High Court Of Judicature at Allahabad|20 September, 2011

JUDGMENT / ORDER

Heard learned counsel for the parties.
This writ petition arises out of an order passed by the Commissioner of Income Tax-I, Kanpur, whereby the revision application under Section 264 of the Income Tax Act, filed by the assessee, has been dismissed.
Challenging the order of the Tribunal, counsel for the assessee contended that it is well settled by the Hon'ble Supreme Court of India in the case of Investment Ltd. v. Commissioner of Income-Tax, Calcutta, reported in 1970 (Vol.77) ITR page 533 (at page 537) as well as in the case of United Commercial Bank v. Commissioner of Income-Tax, reported in 1999 (Vol. 240) ITR page 355 (at page 367) that it is always open to an assessee to adopt any method of keeping accounts for the purpose to value his stock-in-trade either at cost price or market price. It has been held that the method of accounting regularly employed can be discarded by the department only if, in the opinion of the taxing authorities, income of the trade cannot be properly deduced therefrom. Similarly, it has been held that if the department has accepted the practice so adopted for previous years, then there must be justifiable reason for not accepting the same in a particular year.
In the facts of the case the Commissioner under the order impugned has noticed that it was open to the assessee to adopt the method of valuation of the stock, as has been done by the assessee. However, he proceeded to hold that in the facts of the case the valuation of closing stock on the basis of the average price for the entire year (as has been done by the assessee) will not reflect the correct valuation of closing stocks. He thereafter proceeded to hold that if the stock is valued by proceeding backwards from the end of the year to the extent of the closing stock, one should be able to compute the profits correctly, and on that basis the method adopted by the assessee has been faulted with.
Counsel for the petitioner submits that there is absolutely no finding by the appellate authority to the effect that the method adopted by the assessee has not been followed regularly or that there was any incorrect calculation which did not reflect the true value of the closing stock. He submits that the Commissioner has failed to appreciate that in last so many years same method has been adopted by the assessee for valuing the closing stock and during all the previous years such method had been accepted by the tax authorities.
Counsel for the department however submits that in the facts of the case the entire opening stock of perfumery stood consumed and the closing stock of the perfumery was stated to be out of purchased during the year. Therefore, the method of working out the valuation of the stock at the end of the year on the basis of price calculated backwards was correct method. Therefore, this Court may not interfere with the order.

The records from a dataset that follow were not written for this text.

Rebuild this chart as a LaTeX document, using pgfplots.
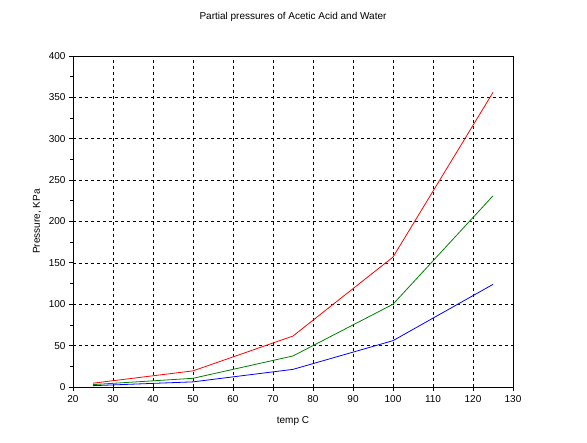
\documentclass[border=0pt]{standalone}
\usepackage{fontspec}
\setmainfont{Liberation Sans}
\usepackage{pgfplots}
\pgfplotsset{compat=1.18}

\begin{document}
\begin{tikzpicture}
\path[use as bounding box] (0,0) rectangle (587pt,443pt);
\begin{axis}[
    at={(73pt,56pt)}, anchor=south west,
    scale only axis,
    width=440pt, height=331pt,
    xmin=20, xmax=130,
    ymin=0, ymax=400,
    xtick={20,30,...,130},
    ytick={0,50,...,400},
    minor ytick={25,75,...,375},
    tick align=outside,
    xtick pos=bottom, ytick pos=left,
    major tick length=4pt, minor tick length=3pt,
    every tick/.style={black, line width=0.8pt},
    axis line style={line width=0.9pt},
    grid=major,
    major grid style={black, dash pattern=on 3pt off 3pt, line width=0.7pt},
    font=\fontsize{10}{12}\selectfont,
    /pgf/number format/assume math mode=true,
    title={Partial pressures of Acetic Acid and Water},
    title style={at={(0.5,1)}, anchor=center, yshift=33pt},
    xlabel={temp C},
    xlabel style={at={(0.5,0)}, anchor=center, yshift=-34pt},
    ylabel={Pressure, KPa},
    ylabel style={at={(0,0.5)}, anchor=center, yshift=36pt},
    xticklabel style={yshift=-1pt},
]
% total
\addplot[red, line width=0.8pt] coordinates {
    (25,4.6) (50,19.5) (75,61.6) (100,157) (125,356)
};
% water
\addplot[green!50!black, line width=0.8pt] coordinates {
    (25,2.9) (50,10.5) (75,37.5) (100,100) (125,231)
};
% acetic acid
\addplot[blue, line width=0.8pt] coordinates {
    (25,1.6) (50,6.2) (75,21.3) (100,56) (125,124)
};
\end{axis}
\end{tikzpicture}
\end{document}
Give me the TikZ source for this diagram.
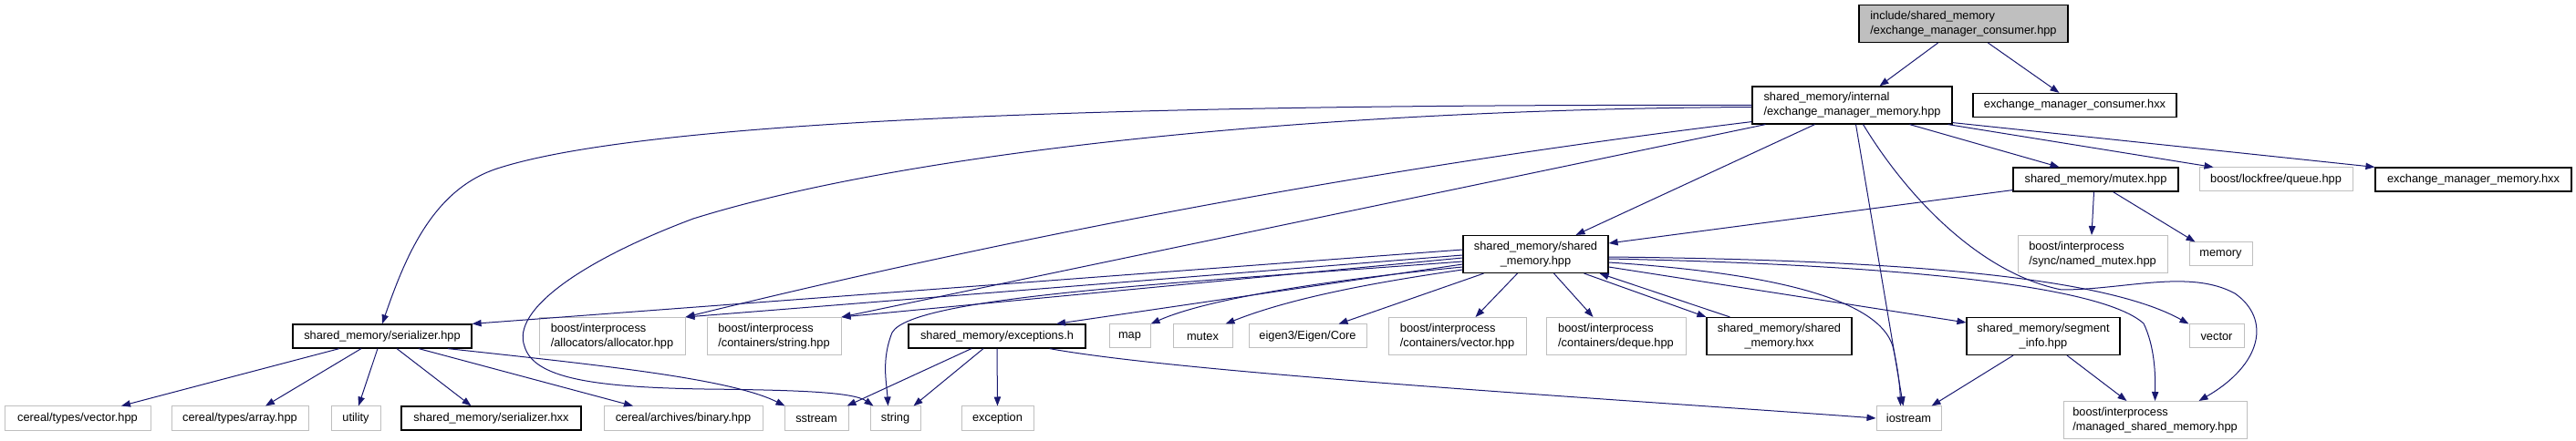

Having heard counsel for the parties and having gone through the records, I am of the considered opinion that it has not been found by the appellate authority that the method adopted by the assessee in the present year had not been so followed in the previous years nor there is any mistake in the calculation of the valuation of the closing stock, as done by the assessee. Merely because some other method could have been adopted, as has been suggested under the order impugned before the Tribunal, it will not mean that the assessee has committed an error in working out the valuation of the closing stock.
Counsel for the respondent has, however, placed reliance upon the judgment in the case of 188 ITR 44.
As already noticed above, the Supreme Court has specifically held that it is open to an assessee to adopt any of the method for computation of the value of the stock and interference in such method, adopted by the assessee, can only be made if it is found that the income of the trade cannot be properly deduced therefrom. In the opinion of the Court the judgment relied upon by the department is clearly distinguishable on the facts of this case.
In the facts of the case having regard to the law laid down by the Hon'ble Supreme Court in the case of Investment Limited (supra) and in the case of United Commercial Bank (supra), the order of the appellate authority to that extent cannot be legally sustained.
So far as the second issued decided by the Commissioner is concerned, this Court finds that absolutely no reasons have been recorded as to why the revisional authority did not find it proper to accept the challenge made to the order of the assessing authority.
Reasons are link between the facts and the findings recorded. In absence of the reasons being recorded, the order cannot be legally sustained.
The Delhi High Court in the case of Aparna Ashram vs. Director of Income Tax (Exemptions) and Another; 2002 ITR (Vol.258) page 401, while considering the scope of Section 264 of the Income Tax Act has held as follows:
"Having perused the impugned order, we feel that it cannot be sustained. It is a non-speaking order. The revisional power of the Commissioner or the Director, as the case may be, under section 264 of the Act may not be as wide as that conferred on an appellate authority but it has all the trappings of a judicial power. It could perhaps be argued that having regard to the language of section 264 of the Act, the order of the Commissioner is an administrative act. We feel that even if that be so, an administrative body, in ascertaining facts and law, is also obliged to act judicially notwithstanding that its proceedings are not in accordance with the practice of a court of law. The revisional power has to be exercised on an objective consideration of the facts and circumstances of the case. The power is coupled with a duty to be exercised in the interest of doing real justice between the parties, particularly when under the Act the order passed under section 264 is final.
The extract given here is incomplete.